**Set task:** Would you repeat the listing exactly but omit every picture?

**Given information:**
·····

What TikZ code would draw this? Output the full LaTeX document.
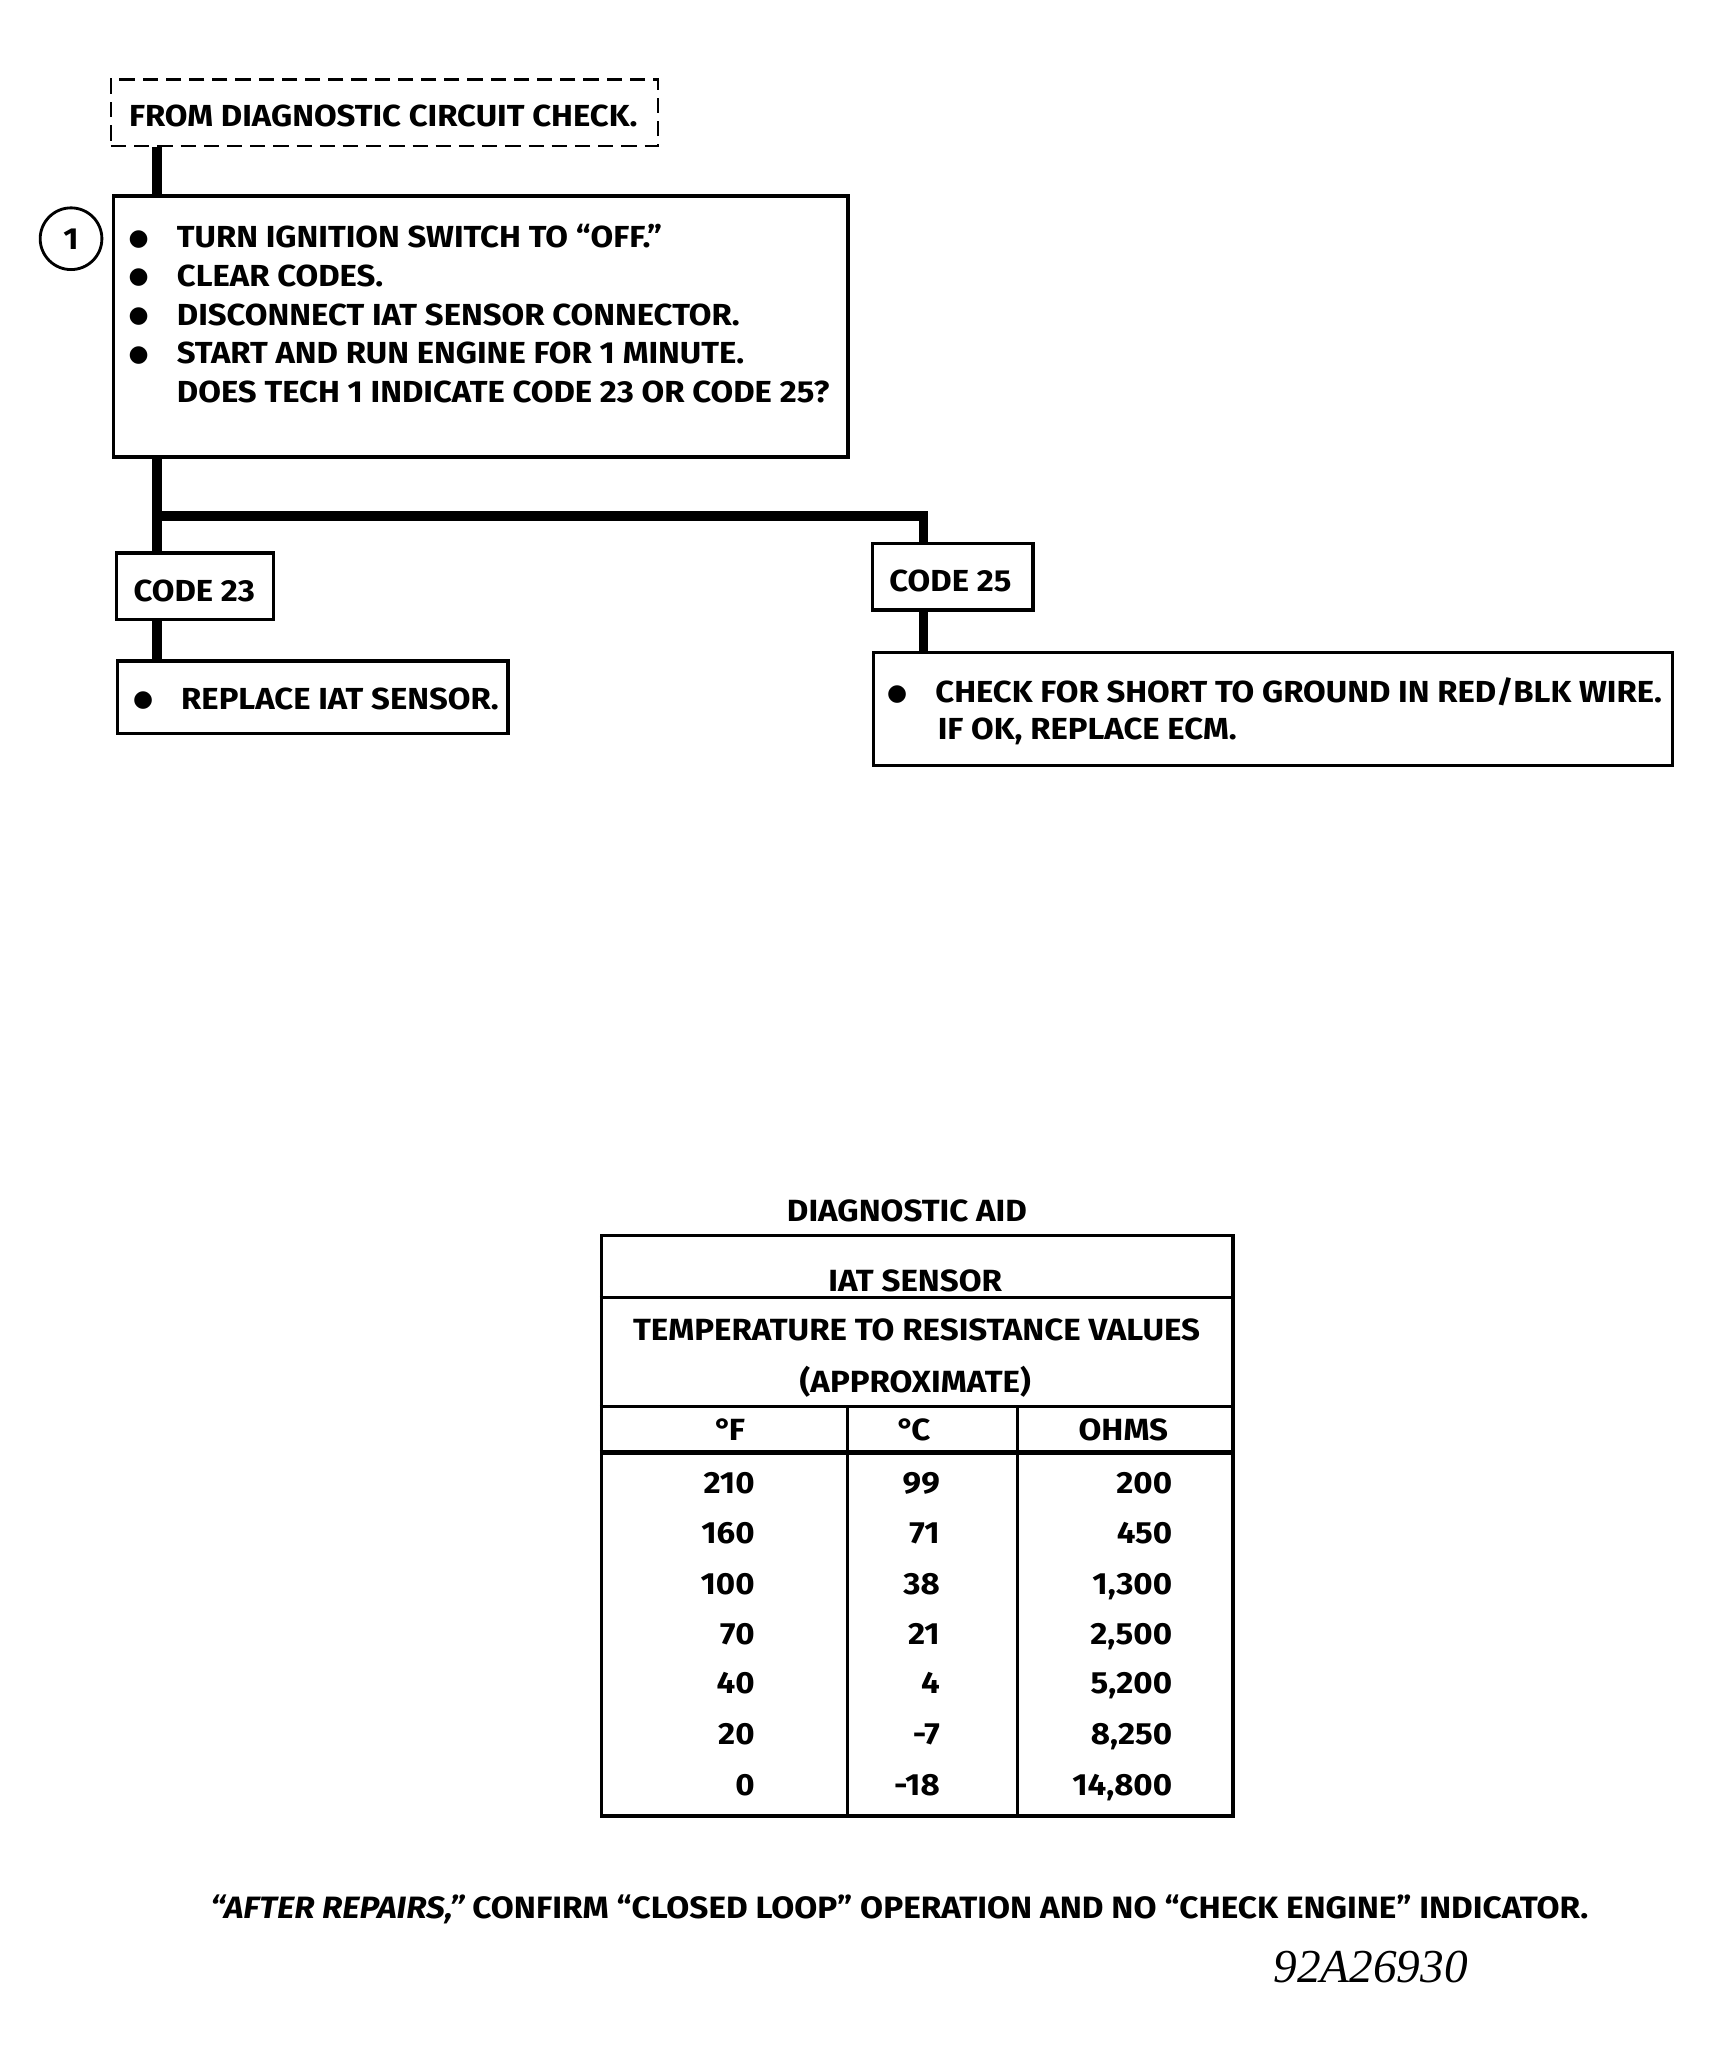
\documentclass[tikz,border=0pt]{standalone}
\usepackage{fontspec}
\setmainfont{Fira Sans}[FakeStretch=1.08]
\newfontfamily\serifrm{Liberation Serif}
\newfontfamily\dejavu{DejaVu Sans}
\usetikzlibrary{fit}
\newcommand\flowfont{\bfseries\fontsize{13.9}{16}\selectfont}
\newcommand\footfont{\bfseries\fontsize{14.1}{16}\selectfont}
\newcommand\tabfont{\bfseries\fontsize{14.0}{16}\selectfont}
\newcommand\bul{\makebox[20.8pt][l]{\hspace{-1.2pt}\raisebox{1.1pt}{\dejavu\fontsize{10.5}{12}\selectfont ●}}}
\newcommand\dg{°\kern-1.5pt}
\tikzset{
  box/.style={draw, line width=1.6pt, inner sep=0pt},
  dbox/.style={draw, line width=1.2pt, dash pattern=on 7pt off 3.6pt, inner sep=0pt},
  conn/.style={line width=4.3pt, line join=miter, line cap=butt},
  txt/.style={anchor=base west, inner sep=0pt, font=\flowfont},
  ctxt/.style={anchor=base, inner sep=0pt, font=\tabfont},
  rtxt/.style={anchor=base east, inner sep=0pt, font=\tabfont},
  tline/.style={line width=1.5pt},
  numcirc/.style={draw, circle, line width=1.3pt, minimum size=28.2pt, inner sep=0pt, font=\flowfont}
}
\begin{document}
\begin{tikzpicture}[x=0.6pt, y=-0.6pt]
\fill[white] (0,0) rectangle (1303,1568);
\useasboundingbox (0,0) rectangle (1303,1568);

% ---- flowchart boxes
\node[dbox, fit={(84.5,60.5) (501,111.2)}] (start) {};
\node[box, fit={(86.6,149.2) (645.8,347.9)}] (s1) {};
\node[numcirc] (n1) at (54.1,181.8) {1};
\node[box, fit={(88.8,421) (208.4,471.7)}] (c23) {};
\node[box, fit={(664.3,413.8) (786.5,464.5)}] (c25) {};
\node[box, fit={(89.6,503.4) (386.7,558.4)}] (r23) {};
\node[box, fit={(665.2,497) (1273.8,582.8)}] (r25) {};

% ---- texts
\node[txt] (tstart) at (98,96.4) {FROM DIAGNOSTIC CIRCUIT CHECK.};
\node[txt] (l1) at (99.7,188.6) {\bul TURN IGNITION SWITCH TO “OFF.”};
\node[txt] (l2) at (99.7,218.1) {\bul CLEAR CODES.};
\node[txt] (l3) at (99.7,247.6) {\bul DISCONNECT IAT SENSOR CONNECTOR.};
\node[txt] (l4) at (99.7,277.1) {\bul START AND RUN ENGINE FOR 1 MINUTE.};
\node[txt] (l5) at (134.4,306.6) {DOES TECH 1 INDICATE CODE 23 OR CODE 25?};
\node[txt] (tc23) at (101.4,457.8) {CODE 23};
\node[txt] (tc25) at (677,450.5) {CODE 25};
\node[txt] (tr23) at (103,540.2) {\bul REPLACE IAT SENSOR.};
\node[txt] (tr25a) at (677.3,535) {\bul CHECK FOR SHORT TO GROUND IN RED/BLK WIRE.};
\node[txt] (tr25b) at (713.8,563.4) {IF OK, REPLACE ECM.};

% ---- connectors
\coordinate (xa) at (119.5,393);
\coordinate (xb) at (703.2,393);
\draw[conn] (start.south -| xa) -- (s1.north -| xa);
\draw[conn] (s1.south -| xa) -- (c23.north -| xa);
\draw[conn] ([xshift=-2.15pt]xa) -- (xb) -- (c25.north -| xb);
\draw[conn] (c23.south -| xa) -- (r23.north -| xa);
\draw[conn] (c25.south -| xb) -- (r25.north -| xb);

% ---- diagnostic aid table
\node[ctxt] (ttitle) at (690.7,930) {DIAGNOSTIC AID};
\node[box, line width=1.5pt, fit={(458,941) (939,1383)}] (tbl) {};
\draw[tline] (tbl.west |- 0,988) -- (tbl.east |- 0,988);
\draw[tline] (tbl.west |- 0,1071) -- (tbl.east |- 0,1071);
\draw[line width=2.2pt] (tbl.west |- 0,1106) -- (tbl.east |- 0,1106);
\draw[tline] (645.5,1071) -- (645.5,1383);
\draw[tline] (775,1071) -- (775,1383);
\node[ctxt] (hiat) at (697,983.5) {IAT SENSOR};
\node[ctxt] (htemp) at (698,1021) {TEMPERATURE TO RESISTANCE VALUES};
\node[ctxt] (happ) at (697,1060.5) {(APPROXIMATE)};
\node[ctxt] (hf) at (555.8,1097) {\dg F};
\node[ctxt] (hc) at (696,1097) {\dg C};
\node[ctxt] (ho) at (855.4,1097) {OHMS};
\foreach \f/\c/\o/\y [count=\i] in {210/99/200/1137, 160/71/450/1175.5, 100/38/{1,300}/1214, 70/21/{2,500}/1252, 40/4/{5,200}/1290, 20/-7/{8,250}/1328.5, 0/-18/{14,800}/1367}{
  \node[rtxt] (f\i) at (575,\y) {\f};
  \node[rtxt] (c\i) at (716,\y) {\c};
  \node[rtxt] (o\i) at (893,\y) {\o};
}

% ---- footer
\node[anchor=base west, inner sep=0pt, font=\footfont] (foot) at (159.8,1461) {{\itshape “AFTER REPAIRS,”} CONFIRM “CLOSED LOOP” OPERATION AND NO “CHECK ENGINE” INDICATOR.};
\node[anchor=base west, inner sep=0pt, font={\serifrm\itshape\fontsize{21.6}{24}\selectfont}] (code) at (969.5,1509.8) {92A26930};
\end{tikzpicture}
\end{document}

·····

**Exercise solution:**
What TikZ code would draw this? Output the full LaTeX document.
\documentclass[tikz,border=0pt]{standalone}
\usepackage{fontspec}
\setmainfont{Fira Sans}[FakeStretch=1.08]
\newfontfamily\serifrm{Liberation Serif}
\newfontfamily\dejavu{DejaVu Sans}
\usetikzlibrary{fit}
\newcommand\flowfont{\bfseries\fontsize{13.9}{16}\selectfont}
\newcommand\footfont{\bfseries\fontsize{14.1}{16}\selectfont}
\newcommand\tabfont{\bfseries\fontsize{14.0}{16}\selectfont}
\newcommand\bul{\makebox[20.8pt][l]{\hspace{-1.2pt}\raisebox{1.1pt}{\dejavu\fontsize{10.5}{12}\selectfont ●}}}
\newcommand\dg{°\kern-1.5pt}
\tikzset{
  box/.style={draw, line width=1.6pt, inner sep=0pt},
  dbox/.style={draw, line width=1.2pt, dash pattern=on 7pt off 3.6pt, inner sep=0pt},
  conn/.style={line width=4.3pt, line join=miter, line cap=butt},
  txt/.style={anchor=base west, inner sep=0pt, font=\flowfont},
  ctxt/.style={anchor=base, inner sep=0pt, font=\tabfont},
  rtxt/.style={anchor=base east, inner sep=0pt, font=\tabfont},
  tline/.style={line width=1.5pt},
  numcirc/.style={draw, circle, line width=1.3pt, minimum size=28.2pt, inner sep=0pt, font=\flowfont}
}
\begin{document}
\begin{tikzpicture}[x=0.6pt, y=-0.6pt]
\fill[white] (0,0) rectangle (1303,1568);
\useasboundingbox (0,0) rectangle (1303,1568);

% ---- flowchart boxes
\node[dbox, fit={(84.5,60.5) (501,111.2)}] (start) {};
\node[box, fit={(86.6,149.2) (645.8,347.9)}] (s1) {};
\node[numcirc] (n1) at (54.1,181.8) {1};
\node[box, fit={(88.8,421) (208.4,471.7)}] (c23) {};
\node[box, fit={(664.3,413.8) (786.5,464.5)}] (c25) {};
\node[box, fit={(89.6,503.4) (386.7,558.4)}] (r23) {};
\node[box, fit={(665.2,497) (1273.8,582.8)}] (r25) {};

% ---- texts
\node[txt] (tstart) at (98,96.4) {FROM DIAGNOSTIC CIRCUIT CHECK.};
\node[txt] (l1) at (99.7,188.6) {\bul TURN IGNITION SWITCH TO “OFF.”};
\node[txt] (l2) at (99.7,218.1) {\bul CLEAR CODES.};
\node[txt] (l3) at (99.7,247.6) {\bul DISCONNECT IAT SENSOR CONNECTOR.};
\node[txt] (l4) at (99.7,277.1) {\bul START AND RUN ENGINE FOR 1 MINUTE.};
\node[txt] (l5) at (134.4,306.6) {DOES TECH 1 INDICATE CODE 23 OR CODE 25?};
\node[txt] (tc23) at (101.4,457.8) {CODE 23};
\node[txt] (tc25) at (677,450.5) {CODE 25};
\node[txt] (tr23) at (103,540.2) {\bul REPLACE IAT SENSOR.};
\node[txt] (tr25a) at (677.3,535) {\bul CHECK FOR SHORT TO GROUND IN RED/BLK WIRE.};
\node[txt] (tr25b) at (713.8,563.4) {IF OK, REPLACE ECM.};

% ---- connectors
\coordinate (xa) at (119.5,393);
\coordinate (xb) at (703.2,393);
\draw[conn] (start.south -| xa) -- (s1.north -| xa);
\draw[conn] (s1.south -| xa) -- (c23.north -| xa);
\draw[conn] ([xshift=-2.15pt]xa) -- (xb) -- (c25.north -| xb);
\draw[conn] (c23.south -| xa) -- (r23.north -| xa);
\draw[conn] (c25.south -| xb) -- (r25.north -| xb);

% ---- diagnostic aid table
\node[ctxt] (ttitle) at (690.7,930) {DIAGNOSTIC AID};
\node[box, line width=1.5pt, fit={(458,941) (939,1383)}] (tbl) {};
\draw[tline] (tbl.west |- 0,988) -- (tbl.east |- 0,988);
\draw[tline] (tbl.west |- 0,1071) -- (tbl.east |- 0,1071);
\draw[line width=2.2pt] (tbl.west |- 0,1106) -- (tbl.east |- 0,1106);
\draw[tline] (645.5,1071) -- (645.5,1383);
\draw[tline] (775,1071) -- (775,1383);
\node[ctxt] (hiat) at (697,983.5) {IAT SENSOR};
\node[ctxt] (htemp) at (698,1021) {TEMPERATURE TO RESISTANCE VALUES};
\node[ctxt] (happ) at (697,1060.5) {(APPROXIMATE)};
\node[ctxt] (hf) at (555.8,1097) {\dg F};
\node[ctxt] (hc) at (696,1097) {\dg C};
\node[ctxt] (ho) at (855.4,1097) {OHMS};
\foreach \f/\c/\o/\y [count=\i] in {210/99/200/1137, 160/71/450/1175.5, 100/38/{1,300}/1214, 70/21/{2,500}/1252, 40/4/{5,200}/1290, 20/-7/{8,250}/1328.5, 0/-18/{14,800}/1367}{
  \node[rtxt] (f\i) at (575,\y) {\f};
  \node[rtxt] (c\i) at (716,\y) {\c};
  \node[rtxt] (o\i) at (893,\y) {\o};
}

% ---- footer
\node[anchor=base west, inner sep=0pt, font=\footfont] (foot) at (159.8,1461) {{\itshape “AFTER REPAIRS,”} CONFIRM “CLOSED LOOP” OPERATION AND NO “CHECK ENGINE” INDICATOR.};
\node[anchor=base west, inner sep=0pt, font={\serifrm\itshape\fontsize{21.6}{24}\selectfont}] (code) at (969.5,1509.8) {92A26930};
\end{tikzpicture}
\end{document}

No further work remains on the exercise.